Much of what Service and the other officers wrote in the 1940s has been vindicated by the passage of time. Service's appraisal of the nationalists has been supported even by people who criticize Mao. Prior to the outbreak of the Chinese Civil War in 1946, Service had accurately predicted the Communists would win the war, thanks to their ability to stamp down on corruption, gain popular support, and to organize grass root organizations.[8] The positive reports he wrote from the Communist headquarters did not, in retrospect, capture the entire story. The cruelty that went with Communist efficiency became known to all during the years Mao was in power. Service hoped that the Communists would adopt free market and democratic reforms if they were pushed in the right direction, with U.S. support. Later in life, Service wrote that he believed an American relationship with the Communists might have even prevented or drastically altered the course of history surrounding the Korean War and Vietnam War.[9] It is difficult to say whether the United States would have been able to foster reform or restraint had the U.S. engaged the Communists in 1944-45, as was recommended by Service. But as the recommendations of Service and others were rejected, it is unfair to blame them for the Communist takeover of China.

References

  • Service, John S. (1974). Lost Chance in China: The World War II: Despatches of John S. Service. Random House. ISBN 0394484363. 
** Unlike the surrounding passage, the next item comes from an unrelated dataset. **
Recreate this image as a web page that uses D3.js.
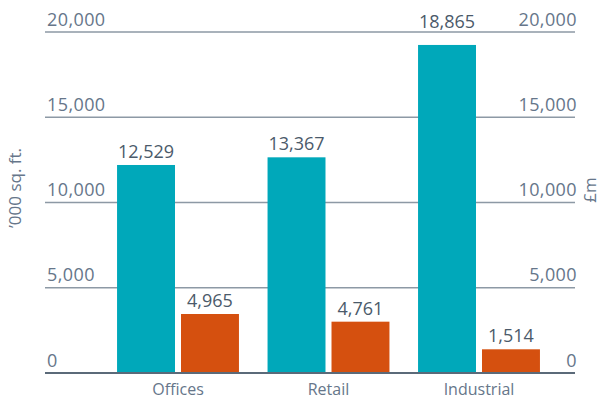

  • Service, John S. (1971). The Amerasia Papers: Some Problems in the History of US-China Relations. Center for Chinese Studies, University of California. 
  • Chang, Jung and Halliday, Jon (2005). Mao: The Unknown Story. Knopf. ISBN 0679422714. 
  • Kahn, E. J. (1975). The China Hands : America’s Foreign Service Officers and What Befell Them. Penguin Books. ISBN 0140043012. 
  • Buckley, William F. (1954). McCarthy and His Enemies: The Record and Its Meaning. Regnery Publishing. ISBN 0-89526-472-2.